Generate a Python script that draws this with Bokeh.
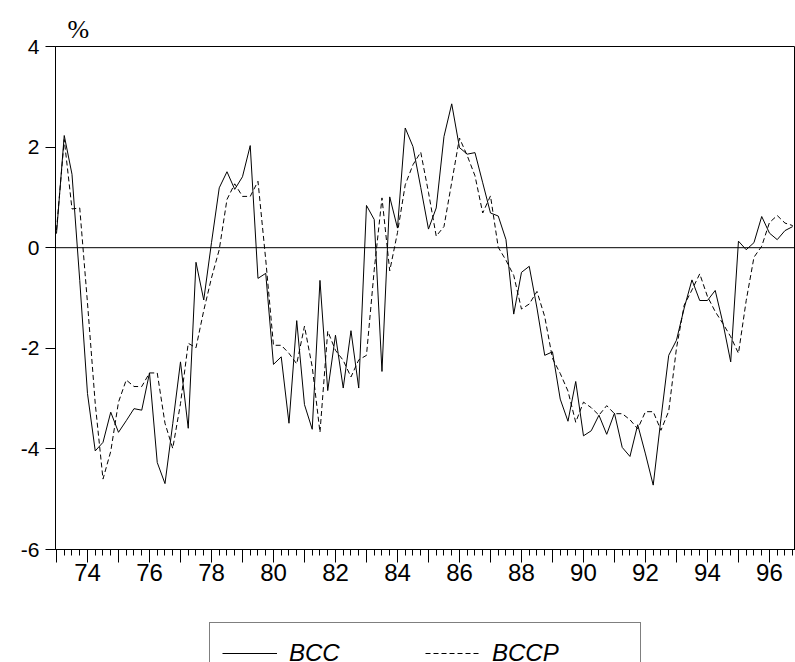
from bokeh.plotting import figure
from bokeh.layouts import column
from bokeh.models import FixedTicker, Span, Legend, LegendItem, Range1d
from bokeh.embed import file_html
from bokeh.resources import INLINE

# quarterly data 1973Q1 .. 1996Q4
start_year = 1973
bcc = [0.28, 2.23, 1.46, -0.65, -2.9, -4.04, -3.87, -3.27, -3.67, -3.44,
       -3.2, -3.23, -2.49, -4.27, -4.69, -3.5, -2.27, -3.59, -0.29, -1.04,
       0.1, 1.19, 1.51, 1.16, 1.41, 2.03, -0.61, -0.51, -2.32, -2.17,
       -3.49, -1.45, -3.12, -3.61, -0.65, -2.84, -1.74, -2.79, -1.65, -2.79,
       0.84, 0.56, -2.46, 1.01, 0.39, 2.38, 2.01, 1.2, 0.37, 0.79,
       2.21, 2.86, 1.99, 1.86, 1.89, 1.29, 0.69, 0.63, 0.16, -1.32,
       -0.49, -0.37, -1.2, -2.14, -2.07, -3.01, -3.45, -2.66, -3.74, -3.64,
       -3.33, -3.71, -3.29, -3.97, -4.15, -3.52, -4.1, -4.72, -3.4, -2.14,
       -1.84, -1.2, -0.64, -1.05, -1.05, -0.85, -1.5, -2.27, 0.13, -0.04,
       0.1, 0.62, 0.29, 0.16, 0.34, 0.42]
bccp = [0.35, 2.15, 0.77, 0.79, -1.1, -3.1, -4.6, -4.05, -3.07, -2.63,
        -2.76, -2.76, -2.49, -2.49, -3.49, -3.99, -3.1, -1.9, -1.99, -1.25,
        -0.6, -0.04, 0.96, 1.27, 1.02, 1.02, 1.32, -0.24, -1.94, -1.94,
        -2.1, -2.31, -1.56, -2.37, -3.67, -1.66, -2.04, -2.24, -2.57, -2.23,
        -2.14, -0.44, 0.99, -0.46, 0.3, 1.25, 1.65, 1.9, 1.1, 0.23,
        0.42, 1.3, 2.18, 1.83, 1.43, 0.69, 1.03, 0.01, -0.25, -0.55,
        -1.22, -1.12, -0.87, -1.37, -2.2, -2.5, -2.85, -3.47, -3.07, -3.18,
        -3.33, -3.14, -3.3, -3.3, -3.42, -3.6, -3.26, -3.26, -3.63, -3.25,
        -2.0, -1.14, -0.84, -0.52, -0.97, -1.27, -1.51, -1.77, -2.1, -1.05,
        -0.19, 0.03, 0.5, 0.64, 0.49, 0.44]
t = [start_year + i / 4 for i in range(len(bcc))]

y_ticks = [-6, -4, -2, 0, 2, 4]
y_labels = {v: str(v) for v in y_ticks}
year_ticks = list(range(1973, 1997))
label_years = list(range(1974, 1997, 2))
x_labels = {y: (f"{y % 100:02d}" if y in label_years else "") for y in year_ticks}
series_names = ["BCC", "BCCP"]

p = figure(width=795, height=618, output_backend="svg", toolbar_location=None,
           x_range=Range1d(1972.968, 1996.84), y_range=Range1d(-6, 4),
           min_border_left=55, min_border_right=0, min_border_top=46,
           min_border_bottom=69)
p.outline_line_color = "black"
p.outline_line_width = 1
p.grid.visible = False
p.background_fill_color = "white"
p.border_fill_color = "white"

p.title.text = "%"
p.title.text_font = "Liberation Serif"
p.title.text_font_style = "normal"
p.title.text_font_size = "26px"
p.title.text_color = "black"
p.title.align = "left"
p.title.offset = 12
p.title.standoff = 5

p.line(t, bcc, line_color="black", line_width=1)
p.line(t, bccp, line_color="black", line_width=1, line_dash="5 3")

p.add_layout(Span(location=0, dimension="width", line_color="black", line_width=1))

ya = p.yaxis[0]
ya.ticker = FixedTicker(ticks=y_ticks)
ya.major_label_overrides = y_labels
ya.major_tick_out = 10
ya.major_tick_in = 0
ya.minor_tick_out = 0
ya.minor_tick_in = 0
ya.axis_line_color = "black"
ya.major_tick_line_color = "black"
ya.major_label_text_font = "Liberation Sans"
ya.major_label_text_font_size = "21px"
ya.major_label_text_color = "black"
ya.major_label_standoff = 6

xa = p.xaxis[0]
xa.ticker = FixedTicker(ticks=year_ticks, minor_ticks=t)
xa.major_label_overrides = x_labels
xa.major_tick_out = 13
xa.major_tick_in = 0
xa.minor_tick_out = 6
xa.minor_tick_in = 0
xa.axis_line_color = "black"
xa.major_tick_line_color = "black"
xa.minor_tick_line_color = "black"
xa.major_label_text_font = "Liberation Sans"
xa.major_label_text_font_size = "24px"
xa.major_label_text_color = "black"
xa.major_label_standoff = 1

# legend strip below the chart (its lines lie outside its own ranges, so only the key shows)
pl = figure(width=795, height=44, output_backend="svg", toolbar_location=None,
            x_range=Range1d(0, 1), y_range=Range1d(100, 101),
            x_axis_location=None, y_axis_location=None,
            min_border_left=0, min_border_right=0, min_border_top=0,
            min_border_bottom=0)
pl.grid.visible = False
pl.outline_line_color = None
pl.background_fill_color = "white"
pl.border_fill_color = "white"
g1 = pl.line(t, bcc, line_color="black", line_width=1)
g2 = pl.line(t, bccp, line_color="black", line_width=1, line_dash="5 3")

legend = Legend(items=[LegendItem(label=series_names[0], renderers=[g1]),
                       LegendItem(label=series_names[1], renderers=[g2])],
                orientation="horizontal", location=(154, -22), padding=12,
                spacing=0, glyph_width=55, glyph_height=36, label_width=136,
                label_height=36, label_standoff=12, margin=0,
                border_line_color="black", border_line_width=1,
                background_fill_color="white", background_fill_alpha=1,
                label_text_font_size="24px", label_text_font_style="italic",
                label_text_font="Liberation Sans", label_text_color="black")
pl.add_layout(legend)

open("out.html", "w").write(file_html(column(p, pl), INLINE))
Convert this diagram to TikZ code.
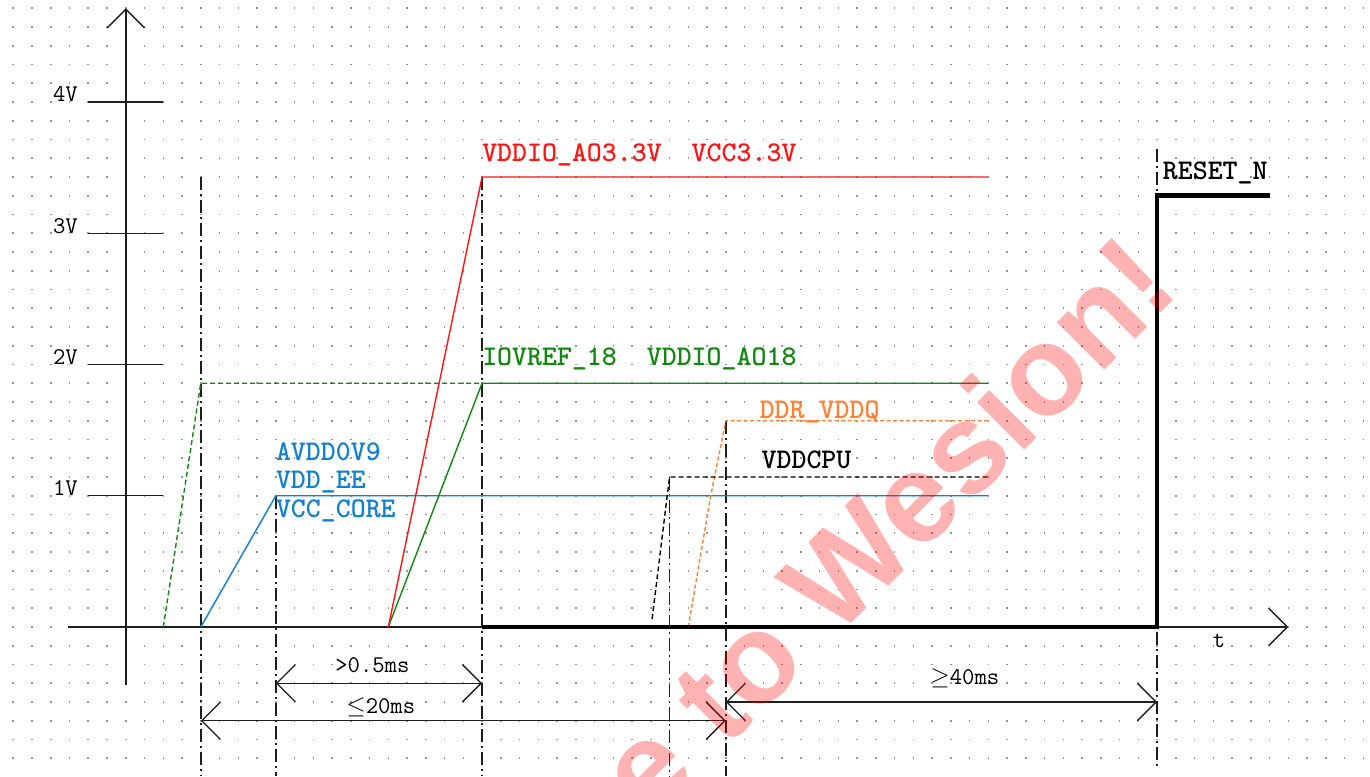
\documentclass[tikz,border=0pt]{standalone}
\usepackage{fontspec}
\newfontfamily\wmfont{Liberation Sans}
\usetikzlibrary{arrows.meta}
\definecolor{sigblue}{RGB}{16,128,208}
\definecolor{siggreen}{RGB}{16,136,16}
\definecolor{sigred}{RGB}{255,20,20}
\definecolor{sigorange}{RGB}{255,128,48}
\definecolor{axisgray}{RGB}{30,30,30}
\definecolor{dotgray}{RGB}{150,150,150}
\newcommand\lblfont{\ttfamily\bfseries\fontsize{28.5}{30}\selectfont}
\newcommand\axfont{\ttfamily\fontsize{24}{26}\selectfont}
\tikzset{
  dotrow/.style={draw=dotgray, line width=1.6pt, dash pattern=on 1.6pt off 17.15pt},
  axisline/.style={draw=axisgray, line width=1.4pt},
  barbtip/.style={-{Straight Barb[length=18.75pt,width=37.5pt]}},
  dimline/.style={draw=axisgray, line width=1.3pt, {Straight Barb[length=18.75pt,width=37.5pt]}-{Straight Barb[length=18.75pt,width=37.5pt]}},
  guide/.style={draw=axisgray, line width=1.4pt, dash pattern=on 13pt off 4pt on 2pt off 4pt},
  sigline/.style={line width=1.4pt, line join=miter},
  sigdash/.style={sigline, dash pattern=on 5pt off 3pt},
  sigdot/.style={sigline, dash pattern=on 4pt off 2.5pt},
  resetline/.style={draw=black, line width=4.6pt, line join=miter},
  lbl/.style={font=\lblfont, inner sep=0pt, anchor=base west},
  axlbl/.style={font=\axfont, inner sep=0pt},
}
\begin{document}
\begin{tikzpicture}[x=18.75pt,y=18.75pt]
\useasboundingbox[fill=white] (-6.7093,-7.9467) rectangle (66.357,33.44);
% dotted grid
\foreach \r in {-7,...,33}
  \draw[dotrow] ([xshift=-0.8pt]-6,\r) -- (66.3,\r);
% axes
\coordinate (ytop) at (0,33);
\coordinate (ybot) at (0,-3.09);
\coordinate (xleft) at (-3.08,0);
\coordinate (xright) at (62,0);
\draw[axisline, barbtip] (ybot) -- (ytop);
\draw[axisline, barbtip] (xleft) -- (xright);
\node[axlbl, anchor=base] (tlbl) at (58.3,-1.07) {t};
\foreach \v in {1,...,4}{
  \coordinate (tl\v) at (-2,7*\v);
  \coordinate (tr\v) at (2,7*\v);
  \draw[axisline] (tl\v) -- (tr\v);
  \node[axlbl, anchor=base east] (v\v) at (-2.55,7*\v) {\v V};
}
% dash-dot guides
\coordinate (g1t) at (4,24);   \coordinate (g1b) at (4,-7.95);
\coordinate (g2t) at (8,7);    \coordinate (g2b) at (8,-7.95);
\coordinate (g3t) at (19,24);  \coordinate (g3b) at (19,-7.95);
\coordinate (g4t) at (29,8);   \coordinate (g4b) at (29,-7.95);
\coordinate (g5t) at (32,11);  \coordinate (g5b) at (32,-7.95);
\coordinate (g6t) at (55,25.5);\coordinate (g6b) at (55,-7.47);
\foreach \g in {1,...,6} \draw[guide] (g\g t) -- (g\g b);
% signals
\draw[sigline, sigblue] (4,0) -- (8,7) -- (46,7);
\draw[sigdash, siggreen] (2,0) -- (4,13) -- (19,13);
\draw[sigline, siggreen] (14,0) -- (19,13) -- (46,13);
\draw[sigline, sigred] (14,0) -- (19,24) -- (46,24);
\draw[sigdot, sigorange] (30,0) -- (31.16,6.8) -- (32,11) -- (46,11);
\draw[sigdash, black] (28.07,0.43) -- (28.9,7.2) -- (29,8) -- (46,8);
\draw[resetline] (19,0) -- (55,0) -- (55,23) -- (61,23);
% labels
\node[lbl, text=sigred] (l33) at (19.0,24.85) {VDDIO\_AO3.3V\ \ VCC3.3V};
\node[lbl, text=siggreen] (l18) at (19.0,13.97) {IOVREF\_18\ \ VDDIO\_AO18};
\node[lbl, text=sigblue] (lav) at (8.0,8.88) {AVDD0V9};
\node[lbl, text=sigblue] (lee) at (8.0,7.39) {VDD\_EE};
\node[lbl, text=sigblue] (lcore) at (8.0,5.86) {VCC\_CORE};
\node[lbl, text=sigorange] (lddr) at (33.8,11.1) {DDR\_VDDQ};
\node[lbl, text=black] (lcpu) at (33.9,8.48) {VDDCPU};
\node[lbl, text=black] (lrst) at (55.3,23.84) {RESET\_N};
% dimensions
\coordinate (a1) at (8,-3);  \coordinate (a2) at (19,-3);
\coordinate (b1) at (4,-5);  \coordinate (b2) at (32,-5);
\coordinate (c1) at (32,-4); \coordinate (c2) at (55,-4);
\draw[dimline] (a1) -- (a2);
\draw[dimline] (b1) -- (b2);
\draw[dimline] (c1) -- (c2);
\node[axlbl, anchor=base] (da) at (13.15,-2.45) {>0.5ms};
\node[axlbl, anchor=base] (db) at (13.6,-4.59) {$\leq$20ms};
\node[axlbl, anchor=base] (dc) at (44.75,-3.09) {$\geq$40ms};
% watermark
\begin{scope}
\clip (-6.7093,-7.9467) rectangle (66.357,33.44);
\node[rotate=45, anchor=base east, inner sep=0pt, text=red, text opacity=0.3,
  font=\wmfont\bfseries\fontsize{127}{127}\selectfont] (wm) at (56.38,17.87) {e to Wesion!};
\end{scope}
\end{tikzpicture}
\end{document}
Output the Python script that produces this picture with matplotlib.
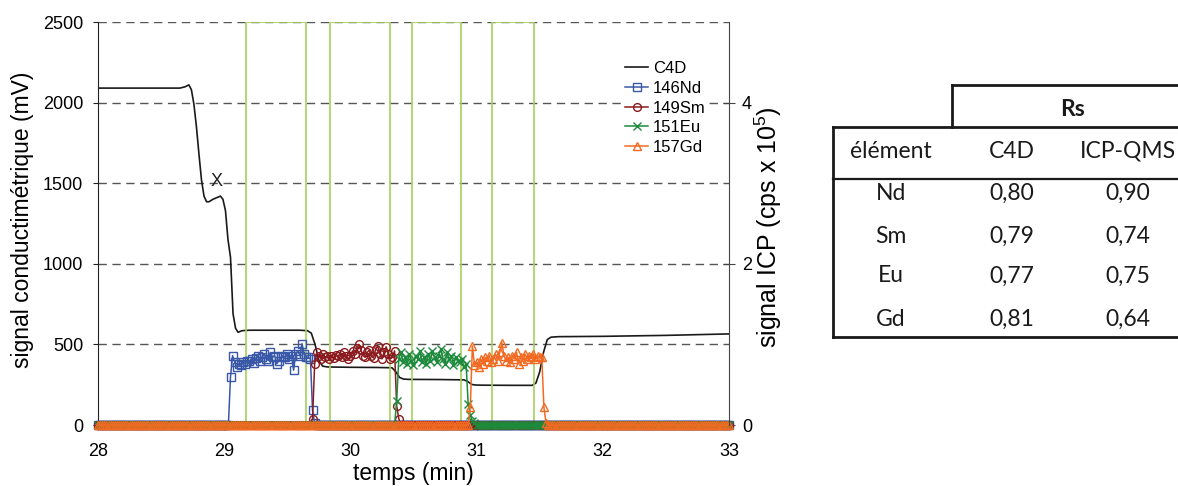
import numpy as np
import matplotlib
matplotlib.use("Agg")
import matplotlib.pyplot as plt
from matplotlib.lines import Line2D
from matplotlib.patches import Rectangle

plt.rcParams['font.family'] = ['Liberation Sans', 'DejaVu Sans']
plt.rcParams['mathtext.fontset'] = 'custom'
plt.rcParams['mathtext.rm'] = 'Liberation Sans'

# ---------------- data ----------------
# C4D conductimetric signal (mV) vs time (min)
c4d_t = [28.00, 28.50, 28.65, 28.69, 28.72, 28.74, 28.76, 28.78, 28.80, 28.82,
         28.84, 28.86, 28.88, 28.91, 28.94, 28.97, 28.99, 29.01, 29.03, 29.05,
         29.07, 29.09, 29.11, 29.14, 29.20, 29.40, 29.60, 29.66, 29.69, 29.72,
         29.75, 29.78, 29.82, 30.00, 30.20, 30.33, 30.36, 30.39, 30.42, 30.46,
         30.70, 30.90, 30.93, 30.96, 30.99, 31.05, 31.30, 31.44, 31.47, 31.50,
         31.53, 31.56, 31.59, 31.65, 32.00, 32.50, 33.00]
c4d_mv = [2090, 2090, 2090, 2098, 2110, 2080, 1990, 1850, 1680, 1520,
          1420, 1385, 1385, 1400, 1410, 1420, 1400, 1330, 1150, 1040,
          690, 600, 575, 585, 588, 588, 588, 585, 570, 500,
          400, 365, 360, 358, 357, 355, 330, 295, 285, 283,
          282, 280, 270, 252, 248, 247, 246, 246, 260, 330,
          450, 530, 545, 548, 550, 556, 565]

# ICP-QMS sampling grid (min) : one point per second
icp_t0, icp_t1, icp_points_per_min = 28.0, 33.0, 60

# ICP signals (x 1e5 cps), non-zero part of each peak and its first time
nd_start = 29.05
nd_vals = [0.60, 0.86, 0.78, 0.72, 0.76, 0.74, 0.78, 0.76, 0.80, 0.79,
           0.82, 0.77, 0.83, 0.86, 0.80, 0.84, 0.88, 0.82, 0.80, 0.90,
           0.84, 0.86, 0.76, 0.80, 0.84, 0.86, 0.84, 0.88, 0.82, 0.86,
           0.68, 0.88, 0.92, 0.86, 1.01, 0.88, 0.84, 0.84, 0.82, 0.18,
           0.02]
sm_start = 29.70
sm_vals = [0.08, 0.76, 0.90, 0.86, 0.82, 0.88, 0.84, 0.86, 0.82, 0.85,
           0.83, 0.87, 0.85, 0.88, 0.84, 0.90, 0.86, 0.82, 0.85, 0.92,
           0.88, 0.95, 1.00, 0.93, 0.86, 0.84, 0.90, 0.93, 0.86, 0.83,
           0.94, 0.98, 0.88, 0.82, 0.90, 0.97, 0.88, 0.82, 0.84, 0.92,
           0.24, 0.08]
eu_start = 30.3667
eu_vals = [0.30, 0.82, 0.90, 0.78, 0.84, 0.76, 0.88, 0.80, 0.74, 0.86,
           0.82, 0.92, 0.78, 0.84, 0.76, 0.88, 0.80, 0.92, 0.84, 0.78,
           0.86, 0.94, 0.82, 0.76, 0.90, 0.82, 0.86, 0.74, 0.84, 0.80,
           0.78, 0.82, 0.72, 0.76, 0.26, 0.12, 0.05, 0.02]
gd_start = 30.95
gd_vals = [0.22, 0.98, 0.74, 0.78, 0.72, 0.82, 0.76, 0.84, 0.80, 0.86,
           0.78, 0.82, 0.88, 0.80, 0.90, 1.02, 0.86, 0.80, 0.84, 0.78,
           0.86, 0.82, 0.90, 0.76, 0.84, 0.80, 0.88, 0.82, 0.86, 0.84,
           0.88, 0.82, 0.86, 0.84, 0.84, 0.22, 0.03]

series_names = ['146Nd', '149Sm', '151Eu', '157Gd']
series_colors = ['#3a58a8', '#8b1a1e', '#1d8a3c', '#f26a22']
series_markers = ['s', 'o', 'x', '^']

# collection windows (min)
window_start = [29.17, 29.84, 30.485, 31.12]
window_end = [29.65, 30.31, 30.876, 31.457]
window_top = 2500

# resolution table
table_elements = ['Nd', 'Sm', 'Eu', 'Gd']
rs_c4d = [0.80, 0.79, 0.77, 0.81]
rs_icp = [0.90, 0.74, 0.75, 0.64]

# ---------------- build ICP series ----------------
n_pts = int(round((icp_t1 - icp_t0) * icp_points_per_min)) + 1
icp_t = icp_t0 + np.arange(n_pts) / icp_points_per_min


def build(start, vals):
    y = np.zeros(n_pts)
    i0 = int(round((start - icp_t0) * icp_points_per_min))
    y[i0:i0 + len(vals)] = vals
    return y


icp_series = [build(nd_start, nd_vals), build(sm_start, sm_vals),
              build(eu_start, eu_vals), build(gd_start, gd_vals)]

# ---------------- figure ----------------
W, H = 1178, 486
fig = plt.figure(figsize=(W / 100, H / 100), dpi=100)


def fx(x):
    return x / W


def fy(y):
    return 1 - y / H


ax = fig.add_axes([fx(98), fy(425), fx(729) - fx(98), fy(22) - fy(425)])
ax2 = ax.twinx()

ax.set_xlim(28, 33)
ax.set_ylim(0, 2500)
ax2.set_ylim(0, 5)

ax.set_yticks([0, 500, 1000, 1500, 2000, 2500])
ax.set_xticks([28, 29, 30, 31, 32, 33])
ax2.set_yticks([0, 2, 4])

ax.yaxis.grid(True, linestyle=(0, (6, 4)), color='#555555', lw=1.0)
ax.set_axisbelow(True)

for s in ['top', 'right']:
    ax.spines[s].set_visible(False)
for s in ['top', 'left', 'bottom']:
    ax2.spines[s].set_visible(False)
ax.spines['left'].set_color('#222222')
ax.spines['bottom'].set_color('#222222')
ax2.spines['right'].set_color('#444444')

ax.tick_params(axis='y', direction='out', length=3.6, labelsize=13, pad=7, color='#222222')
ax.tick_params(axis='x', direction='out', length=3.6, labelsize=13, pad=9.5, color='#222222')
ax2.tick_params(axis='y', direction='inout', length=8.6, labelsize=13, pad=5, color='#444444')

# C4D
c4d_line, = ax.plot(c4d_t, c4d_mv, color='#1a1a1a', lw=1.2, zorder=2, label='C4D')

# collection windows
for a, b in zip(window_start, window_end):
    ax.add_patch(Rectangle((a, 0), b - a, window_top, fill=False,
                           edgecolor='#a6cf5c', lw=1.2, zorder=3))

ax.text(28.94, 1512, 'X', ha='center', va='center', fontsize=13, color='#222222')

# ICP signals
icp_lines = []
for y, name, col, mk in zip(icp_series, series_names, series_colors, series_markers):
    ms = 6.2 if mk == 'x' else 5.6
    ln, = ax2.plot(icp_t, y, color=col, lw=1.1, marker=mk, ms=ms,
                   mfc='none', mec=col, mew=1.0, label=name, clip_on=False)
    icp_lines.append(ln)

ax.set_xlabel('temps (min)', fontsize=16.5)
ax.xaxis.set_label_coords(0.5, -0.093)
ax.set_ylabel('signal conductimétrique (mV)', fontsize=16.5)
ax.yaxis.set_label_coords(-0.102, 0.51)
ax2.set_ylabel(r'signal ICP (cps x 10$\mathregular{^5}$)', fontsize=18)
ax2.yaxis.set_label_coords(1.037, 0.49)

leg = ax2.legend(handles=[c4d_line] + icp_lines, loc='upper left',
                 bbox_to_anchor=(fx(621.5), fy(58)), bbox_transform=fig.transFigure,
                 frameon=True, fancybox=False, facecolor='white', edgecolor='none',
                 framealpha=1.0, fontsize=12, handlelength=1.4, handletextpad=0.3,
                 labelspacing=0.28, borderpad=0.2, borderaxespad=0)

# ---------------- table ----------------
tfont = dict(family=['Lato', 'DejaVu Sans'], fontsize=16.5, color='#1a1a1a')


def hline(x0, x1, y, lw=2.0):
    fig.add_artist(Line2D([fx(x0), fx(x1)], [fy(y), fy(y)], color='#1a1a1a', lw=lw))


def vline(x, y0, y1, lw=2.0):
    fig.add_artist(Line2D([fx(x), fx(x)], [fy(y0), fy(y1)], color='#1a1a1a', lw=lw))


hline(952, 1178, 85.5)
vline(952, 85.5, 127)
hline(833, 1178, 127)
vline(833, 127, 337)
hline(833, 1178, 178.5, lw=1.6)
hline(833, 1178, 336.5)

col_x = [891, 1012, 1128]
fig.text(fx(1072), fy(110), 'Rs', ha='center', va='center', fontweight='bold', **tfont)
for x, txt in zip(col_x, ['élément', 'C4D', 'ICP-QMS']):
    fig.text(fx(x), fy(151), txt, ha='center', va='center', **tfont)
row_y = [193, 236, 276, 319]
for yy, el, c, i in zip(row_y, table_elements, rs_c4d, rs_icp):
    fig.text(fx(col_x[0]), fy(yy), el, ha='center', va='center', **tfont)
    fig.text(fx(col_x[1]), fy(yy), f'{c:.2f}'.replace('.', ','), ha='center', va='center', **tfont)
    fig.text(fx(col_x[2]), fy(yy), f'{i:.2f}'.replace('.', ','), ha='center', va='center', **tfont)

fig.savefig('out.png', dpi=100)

::::

#### Exercise brief
In the listing above, find the line with "Output the Python" and the line with "plt.rcParams['mathtext.rm'] = 'Liberation". Set down exactly those lines and everything between them, skipping pictures.

#### Task output
Output the Python script that produces this picture with matplotlib.
import numpy as np
import matplotlib
matplotlib.use("Agg")
import matplotlib.pyplot as plt
from matplotlib.lines import Line2D
from matplotlib.patches import Rectangle

plt.rcParams['font.family'] = ['Liberation Sans', 'DejaVu Sans']
plt.rcParams['mathtext.fontset'] = 'custom'
plt.rcParams['mathtext.rm'] = 'Liberation Sans'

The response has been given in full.